I'm pretty sure that the UK energy policy is based on faith, hope and charity and very little real action. However, in some senses you can argue that a government with a total lack of engineering knowledge should just keep their nose out. Certainly Thatcher's dreams of a nuclear future were confounded by the reality of commissioning and decommissioning costs and it was largely good luck that natural gas came along at the right time. The gas plants though were not only better than coal and nuclear - simpler, more efficient, cheaper - they were pulled from industry rather than pushed by government. That's an important thing to note as it sort of vindicates the "free-market knows best" idea which has been knocked quite a bit. However the real problem with the free market is that it's too free for the criminals and they then gradually take control and ensure that it becomes less free for everyone else. That's where the regulation is needed. If the regulators are criminals too then there's no hope.
I'm convinced that the UK just doesn't have the money for the nuclear expansion they propose - they are massively in debt. Whatever the government says now they'll have to face that reality sooner or later. Sooner I hope.

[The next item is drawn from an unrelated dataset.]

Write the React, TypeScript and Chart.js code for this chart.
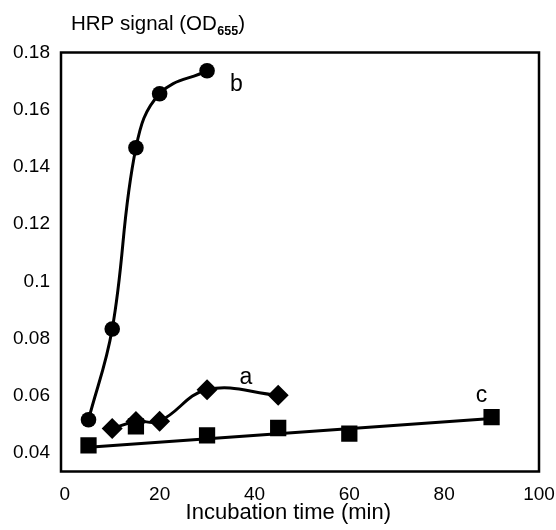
import React, { useEffect, useRef } from "react";
import { Chart, registerables } from "chart.js";

Chart.register(...registerables);

// ---- data ----
const seriesBX = [5, 10, 15, 20, 30];
const seriesBY = [0.0517, 0.0834, 0.1467, 0.1656, 0.1736];

const seriesAX = [10, 15, 20, 30, 45];
const seriesAY = [0.0486, 0.0511, 0.0512, 0.0622, 0.0602];

const seriesCX = [5, 15, 30, 45, 60, 90];
const seriesCY = [0.0427, 0.0494, 0.0462, 0.0488, 0.0468, 0.0526];

const trendCX = [5, 90];
const trendCY = [0.0421, 0.0521];

const xTicks = [0, 20, 40, 60, 80, 100];
const yTicks = [0.04, 0.06, 0.08, 0.1, 0.12, 0.14, 0.16, 0.18];

const curveLabels = ["a", "b", "c"];
const curveLabelX = [38.2, 36.2, 87.9];
const curveLabelY = [0.0643, 0.1664, 0.0579];

const yTitleMain = "HRP signal (OD";
const yTitleSub = "655";
const yTitleEnd = ")";
const xTitle = "Incubation time (min)";

const FONT = '"Liberation Sans", Arial, sans-serif';

const toPts = (xs: number[], ys: number[]) => xs.map((x, i) => ({ x, y: ys[i] }));

const boxPlugin = {
  id: "boxPlugin",
  beforeDatasetsDraw(chart: any) {
    const { ctx, chartArea } = chart;
    ctx.save();
    ctx.strokeStyle = "#000";
    ctx.lineWidth = 2.5;
    ctx.strokeRect(chartArea.left, chartArea.top, chartArea.right - chartArea.left, chartArea.bottom - chartArea.top);
    ctx.restore();
  },
};

const textPlugin = {
  id: "textPlugin",
  afterDraw(chart: any) {
    const { ctx } = chart;
    const xs = chart.scales.x;
    const ys = chart.scales.y;
    ctx.save();
    ctx.fillStyle = "#000";
    // curve labels
    ctx.font = `23px ${FONT}`;
    ctx.textAlign = "center";
    ctx.textBaseline = "alphabetic";
    curveLabels.forEach((t, i) => {
      ctx.fillText(t, xs.getPixelForValue(curveLabelX[i]), ys.getPixelForValue(curveLabelY[i]));
    });
    // y title
    ctx.textAlign = "left";
    let x = 71;
    ctx.font = `20.5px ${FONT}`;
    ctx.fillText(yTitleMain, x, 29.5);
    x += ctx.measureText(yTitleMain).width + 0.5;
    ctx.font = `bold 12.5px ${FONT}`;
    ctx.fillText(yTitleSub, x, 34.5);
    x += ctx.measureText(yTitleSub).width;
    ctx.font = `20.5px ${FONT}`;
    ctx.fillText(yTitleEnd, x, 29.5);
    // x title
    ctx.font = `22px ${FONT}`;
    ctx.textAlign = "center";
    ctx.fillText(xTitle, 288.3, 519.3);
    ctx.restore();
  },
};

const zeroPad = (s: any) => {
  s.paddingLeft = 0;
  s.paddingRight = 0;
  s.paddingTop = 0;
  s.paddingBottom = 0;
};

export default function App() {
  const ref = useRef<HTMLCanvasElement | null>(null);
  useEffect(() => {
    if (!ref.current) return;
    const chart = new Chart(ref.current, {
      type: "line",
      data: {
        datasets: [
          {
            label: "b",
            data: toPts(seriesBX, seriesBY),
            borderColor: "#000",
            backgroundColor: "#000",
            borderWidth: 3,
            tension: 0.4,
            pointStyle: "circle",
            pointRadius: 7.8,
            pointBorderWidth: 0,
            fill: false,
          },
          {
            label: "a",
            data: toPts(seriesAX, seriesAY),
            borderColor: "#000",
            backgroundColor: "#000",
            borderWidth: 3,
            tension: 0.4,
            pointStyle: "rectRot",
            pointRadius: 10.5,
            pointBorderWidth: 0,
            fill: false,
          },
          {
            label: "c",
            data: toPts(seriesCX, seriesCY),
            borderColor: "#000",
            backgroundColor: "#000",
            showLine: false,
            pointStyle: "rect",
            pointRadius: 11.5,
            pointBorderWidth: 0,
          },
          {
            label: "c trend",
            data: toPts(trendCX, trendCY),
            borderColor: "#000",
            backgroundColor: "#000",
            borderWidth: 3,
            pointRadius: 0,
            tension: 0,
            fill: false,
          },
        ],
      },
      options: {
        animation: false,
        responsive: false,
        devicePixelRatio: 1,
        layout: { padding: { left: 0, top: 52.5, right: 17, bottom: 0 } },
        plugins: { legend: { display: false }, tooltip: { enabled: false }, title: { display: false } },
        scales: {
          x: {
            type: "linear",
            min: -0.8,
            max: 100,
            grid: { display: false, drawTicks: false },
            border: { display: false },
            afterBuildTicks: (s: any) => {
              s.ticks = xTicks.map((v) => ({ value: v }));
            },
            afterFit: (s: any) => {
              s.height = 58.5;
              zeroPad(s);
            },
            ticks: {
              color: "#000",
              font: { family: FONT, size: 19 },
              padding: 12,
              maxRotation: 0,
              autoSkip: false,
              callback: (v: any) => String(v),
            },
          },
          y: {
            type: "linear",
            min: 0.0336,
            max: 0.18,
            grid: { display: false, drawTicks: false },
            border: { display: false },
            afterBuildTicks: (s: any) => {
              s.ticks = yTicks.map((v) => ({ value: v }));
            },
            afterFit: (s: any) => {
              s.width = 61;
              zeroPad(s);
            },
            ticks: {
              color: "#000",
              font: { family: FONT, size: 19 },
              padding: 11,
              autoSkip: false,
              callback: (v: any) => String(+Number(v).toFixed(2)),
            },
          },
        },
      },
      plugins: [boxPlugin, textPlugin],
    } as any);
    return () => chart.destroy();
  }, []);
  return (
    <div style={{ position: "fixed", left: 0, top: 0, width: 556, height: 530, background: "#fff" }}>
      <canvas ref={ref} width={556} height={530} style={{ width: 556, height: 530, display: "block" }} />
    </div>
  );
}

So what is the real energy direction going to be? Well I'm increasingly finding that it's a lot easier recycling someone else's words when they agree with you. I thought I was such a contrarian that couldn't happen but apparently I'm not so alone. So I dug this out of the comments section of the oil drum. Again I assume it's public domain. I could have reworded it but that would have been pointless and dishonest. It's by the OMGbyWTF anonymous bot:
"The recession is keeping the lights on at the moment. There are a couple of unusual things happening in the UK electricity market at the moment.
The low price of natural gas and large number of CCGT's seem to to be undercutting the price of coal generated electricity, also there are net electricity exports to France as they seem to have a lot of nukes out of service for various reasons.
The UK has wasted its North Sea reserves making cheap electricity with no long term investment in alternatives or storage. LNG import capacity has been built fairly quickly and it I don't see the 'gas glut' lasting for very long. I think the UK needs to get its act sorted on several key areas.
Build more natural gas storage facilities.
Improve thermal efficiency in buildings: insulation and move towards heat pumps starting with those on electric and oil fired heating. External insulation and solar water heating should also be considered.
Adopt the Danish model of multifuel CHP systems burning coal, rubbish, biomass and gas whilst providing district heating. Distributed generation running of gassified waste / coal / natural gas / biogas should provide good security and flexibility. Dump the CO2 and waste heat into greenhouses.
Accelerate construction of replacement nuclear reactors and grid upgrades to add more interconnectors with Europe and accomodate more wind power.
Expand and electrify existing railway services.
Look at potential for coal bed methane / gasification of the coal reserves under the North Sea, from a CO2 perspective this may not seem a good idea by this time there should be plenty of empty oil / gas fields to pump the CO2 into.
Build the Severn Barrage, and uprate and expand if possible existing pumped storage sites.
Roll out electric vehicles as they become available."
The only things I don't agree about are a) the nuclear expansion - on mainly cost grounds, and b) worrying about warming from CO2, which in my view is a very overblown hypothesis, though I accept it's politically correct. Using the CO2 for greenhouses or scavenging is however eminently sensible. However all this is cost but no sign of where the money might come from. Stopping the pointless wars would help. Perhaps a Tobin tax? Or just getting entrepreneurs to fund it rather than government. I'm not too happy about that because energy companies are natural monopolies - they really need strict overseers.